Letter to the Editor: Offenders should not be punished for juvenile records



I would like to support the House Bill 1324 bill, which passed recently to include offenders that are awaiting trial and also for those that are currently serving a sentence that is based on points derived from their non-violent juvenile records.

Chelsea Moore, ACLU Washington’s smart justice policy expert, said the use of juvenile judgments in adult sentences can be traced back to the racist “superpredator” myth. “That was a theory developed by a professor at Princeton that basically said that some children are

inherently violent and need to be locked up and have the key thrown away,” Moore said. “The theory was racially coded, and was mostly directed at young Black boys. Ironically, the professor who developed the theory has since disowned it and apologized, but much of the legislation that was enacted because of this bad science has stuck around.”

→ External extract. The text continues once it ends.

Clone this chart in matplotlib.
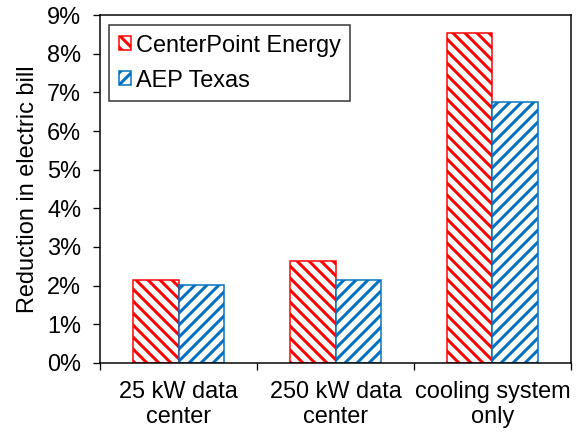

Research done by the National Child Traumatic Stress Network revealed that upward of 90% of incarcerated youth have reported some type of trauma; 70% have a mental health disorder; and at least 30% have post-traumatic stress disorder (PTSD).

After hearing this logistical concern, ACLU Washington worked with the Washington State Superior Court Judges’ Association and its data analyst, and came to an agreement that the retroactive component of the bill would impact 809 to 1,437 people.

“Based on these numbers, Judge O’Donnell and the SCJA have come to neutral[ity] on the bill — which is a huge win,” Moore said. “This number is a manageable number for the courts.”

When the bill reached the Senate, it was amended to apply only to future cases. The Senate and House will need to work out the differences before they can pass the measure to the governor.

Moore called the Senate change devastating.

“The Legislature is acknowledging that this practice is wrong, that we’ve been doing the wrong thing for the last 25 years and causing grave harm to young people, and in particular, young Indigenous people and young Black people,” Moore said. “Yet, while they’re willing to acknowledge this, they’re not willing to take accountability for those wrongs by looking back and redressing the harm for the people who have already been hurt by this bad policy.”

She said that with this change, people will be sitting in prison, in some cases for additional decades, because of enhanced sentences that no longer exist. Please fight for the injustice of this and right our wrong.